(EXERCISE DESCRIPTION): All of the material below is to be restated word for word, apart from the pictures.

○ ○ ○ ○

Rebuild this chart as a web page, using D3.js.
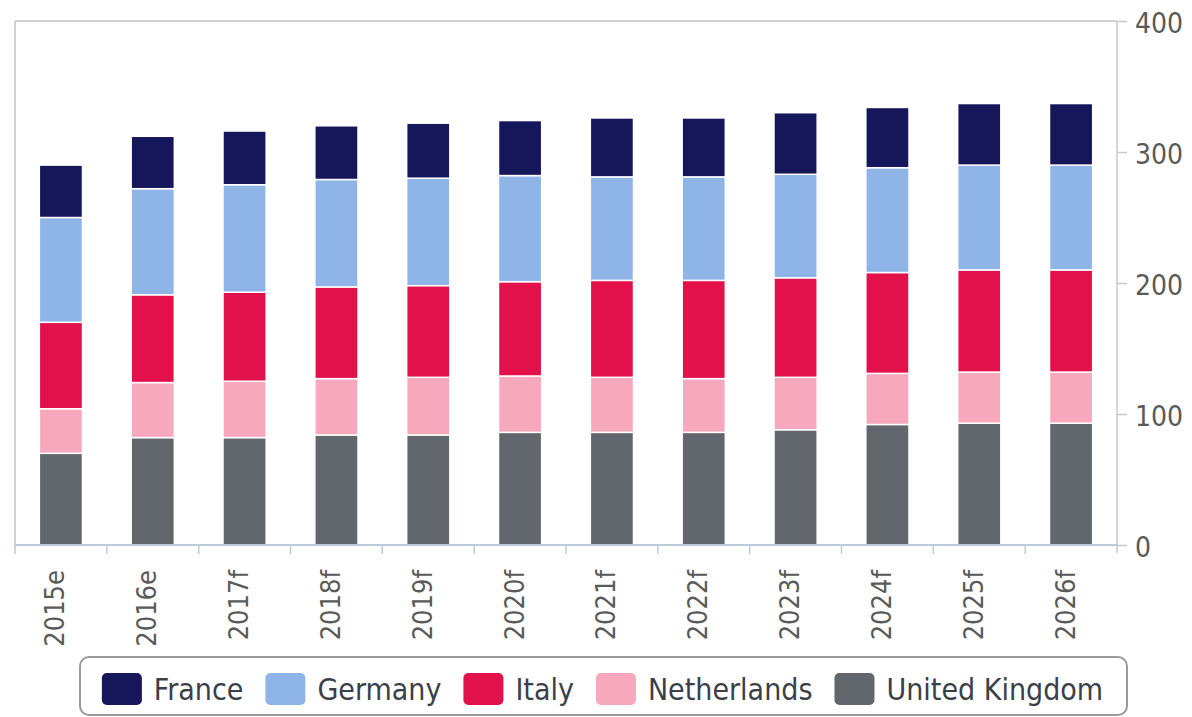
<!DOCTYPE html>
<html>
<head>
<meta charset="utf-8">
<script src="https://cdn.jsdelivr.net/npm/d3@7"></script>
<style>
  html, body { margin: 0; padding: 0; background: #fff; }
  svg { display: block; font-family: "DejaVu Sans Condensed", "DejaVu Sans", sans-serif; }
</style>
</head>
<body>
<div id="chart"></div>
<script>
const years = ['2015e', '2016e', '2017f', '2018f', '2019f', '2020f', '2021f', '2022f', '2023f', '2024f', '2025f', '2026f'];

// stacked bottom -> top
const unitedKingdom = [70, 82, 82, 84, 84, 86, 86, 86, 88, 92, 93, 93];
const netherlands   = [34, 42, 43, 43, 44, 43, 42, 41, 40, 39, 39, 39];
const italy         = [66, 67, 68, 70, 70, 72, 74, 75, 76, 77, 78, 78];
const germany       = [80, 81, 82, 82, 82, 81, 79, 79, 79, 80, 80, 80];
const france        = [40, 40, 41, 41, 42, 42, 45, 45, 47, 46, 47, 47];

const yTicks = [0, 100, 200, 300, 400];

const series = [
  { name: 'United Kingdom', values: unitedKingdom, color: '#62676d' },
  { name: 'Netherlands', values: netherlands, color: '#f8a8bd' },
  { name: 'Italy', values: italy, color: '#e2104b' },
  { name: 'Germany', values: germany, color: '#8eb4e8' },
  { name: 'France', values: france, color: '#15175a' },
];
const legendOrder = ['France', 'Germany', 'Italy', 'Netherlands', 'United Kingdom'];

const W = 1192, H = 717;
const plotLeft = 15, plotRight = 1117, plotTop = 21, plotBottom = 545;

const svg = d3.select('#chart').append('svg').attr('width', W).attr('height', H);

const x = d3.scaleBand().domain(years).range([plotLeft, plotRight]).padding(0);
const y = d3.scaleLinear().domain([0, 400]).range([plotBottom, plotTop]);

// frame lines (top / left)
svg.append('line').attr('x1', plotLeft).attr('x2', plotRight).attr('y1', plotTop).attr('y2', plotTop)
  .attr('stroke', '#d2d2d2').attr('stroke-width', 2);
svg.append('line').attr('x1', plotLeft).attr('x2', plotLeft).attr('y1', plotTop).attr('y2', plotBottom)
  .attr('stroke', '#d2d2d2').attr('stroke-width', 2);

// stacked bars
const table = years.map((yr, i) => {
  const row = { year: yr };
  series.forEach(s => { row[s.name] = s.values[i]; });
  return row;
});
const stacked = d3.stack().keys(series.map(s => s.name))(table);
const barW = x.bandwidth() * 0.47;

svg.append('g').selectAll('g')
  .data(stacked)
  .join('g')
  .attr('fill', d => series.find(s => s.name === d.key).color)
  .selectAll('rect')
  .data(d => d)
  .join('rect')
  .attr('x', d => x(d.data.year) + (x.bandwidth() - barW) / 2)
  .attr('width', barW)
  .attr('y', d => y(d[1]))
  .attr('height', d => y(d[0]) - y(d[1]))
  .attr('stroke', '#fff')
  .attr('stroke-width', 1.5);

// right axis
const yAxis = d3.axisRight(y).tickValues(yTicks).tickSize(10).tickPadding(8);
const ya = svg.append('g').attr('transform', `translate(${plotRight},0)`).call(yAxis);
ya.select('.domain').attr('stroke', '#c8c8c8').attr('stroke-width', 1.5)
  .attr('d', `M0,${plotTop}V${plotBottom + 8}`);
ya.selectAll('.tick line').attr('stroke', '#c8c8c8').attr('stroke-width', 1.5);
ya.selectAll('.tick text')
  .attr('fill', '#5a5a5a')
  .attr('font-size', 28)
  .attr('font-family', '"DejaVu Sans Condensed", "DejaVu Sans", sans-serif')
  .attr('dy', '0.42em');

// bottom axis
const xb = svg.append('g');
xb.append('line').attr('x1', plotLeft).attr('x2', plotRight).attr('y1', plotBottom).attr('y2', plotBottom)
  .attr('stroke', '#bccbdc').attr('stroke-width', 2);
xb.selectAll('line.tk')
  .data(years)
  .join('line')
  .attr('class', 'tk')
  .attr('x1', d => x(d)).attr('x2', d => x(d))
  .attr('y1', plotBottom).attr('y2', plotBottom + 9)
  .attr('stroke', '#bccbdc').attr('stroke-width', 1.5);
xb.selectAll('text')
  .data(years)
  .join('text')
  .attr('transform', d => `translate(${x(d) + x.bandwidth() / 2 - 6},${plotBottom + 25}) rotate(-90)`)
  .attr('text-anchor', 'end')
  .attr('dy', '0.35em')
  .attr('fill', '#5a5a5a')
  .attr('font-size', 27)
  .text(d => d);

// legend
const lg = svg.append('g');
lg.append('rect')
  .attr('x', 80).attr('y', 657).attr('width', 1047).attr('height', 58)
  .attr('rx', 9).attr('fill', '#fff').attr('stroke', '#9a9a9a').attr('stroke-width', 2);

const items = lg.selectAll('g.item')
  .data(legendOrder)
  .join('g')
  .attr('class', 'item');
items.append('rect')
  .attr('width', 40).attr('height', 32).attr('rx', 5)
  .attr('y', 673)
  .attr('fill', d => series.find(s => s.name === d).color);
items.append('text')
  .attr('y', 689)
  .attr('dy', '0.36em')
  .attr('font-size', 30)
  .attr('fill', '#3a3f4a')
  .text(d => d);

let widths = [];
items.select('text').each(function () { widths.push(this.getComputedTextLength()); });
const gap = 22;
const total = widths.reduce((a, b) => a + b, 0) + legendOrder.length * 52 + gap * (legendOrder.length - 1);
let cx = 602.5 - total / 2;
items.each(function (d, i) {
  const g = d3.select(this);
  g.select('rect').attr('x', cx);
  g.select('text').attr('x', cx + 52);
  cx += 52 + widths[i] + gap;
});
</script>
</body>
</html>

○ ○ ○ ○

(REPLY):
Rebuild this chart as a web page, using D3.js.
<!DOCTYPE html>
<html>
<head>
<meta charset="utf-8">
<script src="https://cdn.jsdelivr.net/npm/d3@7"></script>
<style>
  html, body { margin: 0; padding: 0; background: #fff; }
  svg { display: block; font-family: "DejaVu Sans Condensed", "DejaVu Sans", sans-serif; }
</style>
</head>
<body>
<div id="chart"></div>
<script>
const years = ['2015e', '2016e', '2017f', '2018f', '2019f', '2020f', '2021f', '2022f', '2023f', '2024f', '2025f', '2026f'];

// stacked bottom -> top
const unitedKingdom = [70, 82, 82, 84, 84, 86, 86, 86, 88, 92, 93, 93];
const netherlands   = [34, 42, 43, 43, 44, 43, 42, 41, 40, 39, 39, 39];
const italy         = [66, 67, 68, 70, 70, 72, 74, 75, 76, 77, 78, 78];
const germany       = [80, 81, 82, 82, 82, 81, 79, 79, 79, 80, 80, 80];
const france        = [40, 40, 41, 41, 42, 42, 45, 45, 47, 46, 47, 47];

const yTicks = [0, 100, 200, 300, 400];

const series = [
  { name: 'United Kingdom', values: unitedKingdom, color: '#62676d' },
  { name: 'Netherlands', values: netherlands, color: '#f8a8bd' },
  { name: 'Italy', values: italy, color: '#e2104b' },
  { name: 'Germany', values: germany, color: '#8eb4e8' },
  { name: 'France', values: france, color: '#15175a' },
];
const legendOrder = ['France', 'Germany', 'Italy', 'Netherlands', 'United Kingdom'];

const W = 1192, H = 717;
const plotLeft = 15, plotRight = 1117, plotTop = 21, plotBottom = 545;

const svg = d3.select('#chart').append('svg').attr('width', W).attr('height', H);

const x = d3.scaleBand().domain(years).range([plotLeft, plotRight]).padding(0);
const y = d3.scaleLinear().domain([0, 400]).range([plotBottom, plotTop]);

// frame lines (top / left)
svg.append('line').attr('x1', plotLeft).attr('x2', plotRight).attr('y1', plotTop).attr('y2', plotTop)
  .attr('stroke', '#d2d2d2').attr('stroke-width', 2);
svg.append('line').attr('x1', plotLeft).attr('x2', plotLeft).attr('y1', plotTop).attr('y2', plotBottom)
  .attr('stroke', '#d2d2d2').attr('stroke-width', 2);

// stacked bars
const table = years.map((yr, i) => {
  const row = { year: yr };
  series.forEach(s => { row[s.name] = s.values[i]; });
  return row;
});
const stacked = d3.stack().keys(series.map(s => s.name))(table);
const barW = x.bandwidth() * 0.47;

svg.append('g').selectAll('g')
  .data(stacked)
  .join('g')
  .attr('fill', d => series.find(s => s.name === d.key).color)
  .selectAll('rect')
  .data(d => d)
  .join('rect')
  .attr('x', d => x(d.data.year) + (x.bandwidth() - barW) / 2)
  .attr('width', barW)
  .attr('y', d => y(d[1]))
  .attr('height', d => y(d[0]) - y(d[1]))
  .attr('stroke', '#fff')
  .attr('stroke-width', 1.5);

// right axis
const yAxis = d3.axisRight(y).tickValues(yTicks).tickSize(10).tickPadding(8);
const ya = svg.append('g').attr('transform', `translate(${plotRight},0)`).call(yAxis);
ya.select('.domain').attr('stroke', '#c8c8c8').attr('stroke-width', 1.5)
  .attr('d', `M0,${plotTop}V${plotBottom + 8}`);
ya.selectAll('.tick line').attr('stroke', '#c8c8c8').attr('stroke-width', 1.5);
ya.selectAll('.tick text')
  .attr('fill', '#5a5a5a')
  .attr('font-size', 28)
  .attr('font-family', '"DejaVu Sans Condensed", "DejaVu Sans", sans-serif')
  .attr('dy', '0.42em');

// bottom axis
const xb = svg.append('g');
xb.append('line').attr('x1', plotLeft).attr('x2', plotRight).attr('y1', plotBottom).attr('y2', plotBottom)
  .attr('stroke', '#bccbdc').attr('stroke-width', 2);
xb.selectAll('line.tk')
  .data(years)
  .join('line')
  .attr('class', 'tk')
  .attr('x1', d => x(d)).attr('x2', d => x(d))
  .attr('y1', plotBottom).attr('y2', plotBottom + 9)
  .attr('stroke', '#bccbdc').attr('stroke-width', 1.5);
xb.selectAll('text')
  .data(years)
  .join('text')
  .attr('transform', d => `translate(${x(d) + x.bandwidth() / 2 - 6},${plotBottom + 25}) rotate(-90)`)
  .attr('text-anchor', 'end')
  .attr('dy', '0.35em')
  .attr('fill', '#5a5a5a')
  .attr('font-size', 27)
  .text(d => d);

// legend
const lg = svg.append('g');
lg.append('rect')
  .attr('x', 80).attr('y', 657).attr('width', 1047).attr('height', 58)
  .attr('rx', 9).attr('fill', '#fff').attr('stroke', '#9a9a9a').attr('stroke-width', 2);

const items = lg.selectAll('g.item')
  .data(legendOrder)
  .join('g')
  .attr('class', 'item');
items.append('rect')
  .attr('width', 40).attr('height', 32).attr('rx', 5)
  .attr('y', 673)
  .attr('fill', d => series.find(s => s.name === d).color);
items.append('text')
  .attr('y', 689)
  .attr('dy', '0.36em')
  .attr('font-size', 30)
  .attr('fill', '#3a3f4a')
  .text(d => d);

let widths = [];
items.select('text').each(function () { widths.push(this.getComputedTextLength()); });
const gap = 22;
const total = widths.reduce((a, b) => a + b, 0) + legendOrder.length * 52 + gap * (legendOrder.length - 1);
let cx = 602.5 - total / 2;
items.each(function (d, i) {
  const g = d3.select(this);
  g.select('rect').attr('x', cx);
  g.select('text').attr('x', cx + 52);
  cx += 52 + widths[i] + gap;
});
</script>
</body>
</html>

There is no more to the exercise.